JPOST EDITORIAL: Shaked’s injustice

The only secular minister of her Bayit Yehudi Party has used the time since her elevation for a focused pursuit of extending Israeli sovereignty over the territory of biblical Judea and Samaria.

Ayelet Shaked speaks at Nuremberg Symposium in Krakow, Poland  (photo credit: YOSSI ZELIGER,MOSHE MILNER)
Ayelet Shaked speaks at Nuremberg Symposium in Krakow, Poland
(photo credit: YOSSI ZELIGER,MOSHE MILNER)
Perhaps less celebrated than other commemorations this time of year, May 14 will mark Ayelet Shaked’s first anniversary as justice minister. The only secular minister of her Bayit Yehudi Party has used the time since her elevation for a focused pursuit of extending Israeli sovereignty over the disputed territory of biblical Judea and Samaria.

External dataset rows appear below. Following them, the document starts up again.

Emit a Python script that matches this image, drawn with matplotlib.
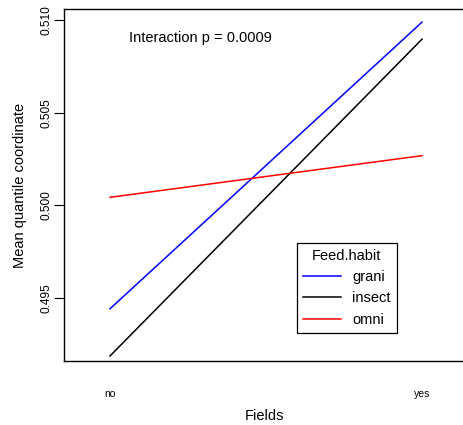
import numpy as np
import matplotlib
matplotlib.use("Agg")
import matplotlib.pyplot as plt

plt.rcParams['font.family'] = ['Liberation Sans', 'DejaVu Sans']

fields = ["no", "yes"]
habits = ["grani", "insect", "omni"]
colors = ["blue", "black", "red"]
grani = [0.49441, 0.50989]
insect = [0.49186, 0.50897]
omni = [0.50043, 0.50268]
series = [grani, insect, omni]

W, H = 464, 425
fig = plt.figure(figsize=(W / 100, H / 100), dpi=100)
ax = fig.add_axes([64 / W, 1 - 361 / H, 402 / W, 352 / H])

x = np.arange(1, len(fields) + 1)
for name, vals, c in zip(habits, series, colors):
    ax.plot(x, vals, color=c, lw=1.1, label=name)

ax.set_xlim(0.8526, 2.141)
ax.set_ylim(0.49159, 0.51060)
ax.set_xticks(x)
ax.set_xticklabels(fields, fontsize=7.5)
ax.tick_params(axis='x', length=0, pad=20)
ax.set_yticks([0.495, 0.500, 0.505, 0.510])
ax.set_yticklabels(["0.495", "0.500", "0.505", "0.510"], rotation=90, va='center', fontsize=8.6)
ax.tick_params(axis='y', length=7, width=0.8, pad=1)
for s in ax.spines.values():
    s.set_linewidth(1.0)

ax.set_xlabel("Fields", fontsize=10.5, labelpad=7)
ax.set_ylabel("Mean quantile coordinate", fontsize=10.5, labelpad=10)

ax.text(0.161, 0.919, "Interaction p = 0.0009", transform=ax.transAxes,
        fontsize=10.5, va='center', ha='left')

leg = ax.legend(title="Feed.habit", loc='upper left', bbox_to_anchor=(0.5796, 0.335),
                borderaxespad=0, fancybox=False, edgecolor='black', fontsize=10.5,
                title_fontsize=10.5, handlelength=2.6, framealpha=1)
leg.get_frame().set_linewidth(0.9)

plt.savefig("out.png", dpi=100)
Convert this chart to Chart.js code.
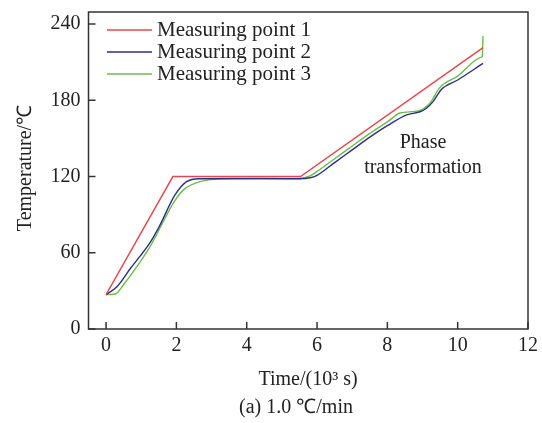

Her previous efforts in the Knesset since the election of 2013 had only hinted at the breadth of her political talent, one not usually associated with the academic background of a BSc in electrical engineering and computer science. She joined the Economic Affairs Committee, the House Committee, the Committee on Foreign Workers, was an alternate member of the Finance Committee, chaired the Committee for the Enforcement of the Security Service Law and the National-Civilian Service Law, and the Special Committee for the Equal Sharing of the Burden Bill. She also headed 10 Knesset lobbies.
These worthy causes deserved Shaked’s support, but it was only during the past year that the crusade closest to her heart was revealed, as befits Israel’s minister of justice: the equality of law in the territories.
Shaked announced last week that she is pushing to have Israeli law applied to the West Bank within a year. She boldly laid out this goal before a conference of the Legal Forum for the Land of Israel, ignoring the categorical opposition of her senior ministry staff, not to mention that of former attorney-general Yehuda Weinstein.
“I established a joint committee along with the Defense Ministry to work on legislation for Judea and Samaria, the purpose essentially being that, ultimately, any law passed in the Knesset will either apply to Judea and Samaria by virtue of the legislation itself, or by an order of the commanding general [OC Central Command], or by any other manner considered appropriate,” she explained.
Even the rigors of computer science, however, may not have equipped the minister for tampering with the complexities of the legislative process. For one thing, Israeli law applies to the settlers of Judea and Samaria on a personal basis, under the law that extends the emergency regulations. Regulations that apply on a regional basis in the territories, however, do so by order of the regional military commander.
Closer to home, former foreign minister MK Tzipi Livni (Zionist Union) warned that Shaked’s plan would lead to a binational state, with a Palestinian majority in the Knesset.
“The right-wing government is quietly beginning the process of annexation in order to impose its ideology,” Livni stated. “The final result will be the collapse of the two-state idea, the imposition of two legal systems in one state, mass international pressure and, in the end, 2.5 million Palestinians with the right to vote for the Knesset.”
Shaked’s latest bid at annexation follows bills submitted in the previous government by MKs Shaked, Orit Struck, Yariv Levin and Ze’ev Elkin. They were dropped after being rigorously opposed by then-attorney-general Weinstein, although cabinet members in the Ministerial Committee for Legislation approved them for government support.
This has failed to deter Shaked. At a pre-Passover rally in Hebron, the minister said Jews buying property in Hebron, as in all of Judea and Samaria, is not an issue of real estate, but rather “an ideological act driven by love for the Jewish people and their land. Jews have lived in this city since the time of the Bible,” adding they will continue to live there forever.
The justice minister’s understanding of democracy was again called into question by her recent speech to the annual Bar Association conference, in which she condemned the High Court of Justice’s ruling over the natural gas industry outline. She sought to justify her critique by appealing to democracy as solely the rule of the majority, and argued that the separation of powers gives the government free rein to rule.
Shaked’s interpretation of the separation of powers to mean that the government can do as it wants, independent of the Knesset and the High Court, is a dangerous corruption of what we still like to refer to as the only democracy in the Middle East.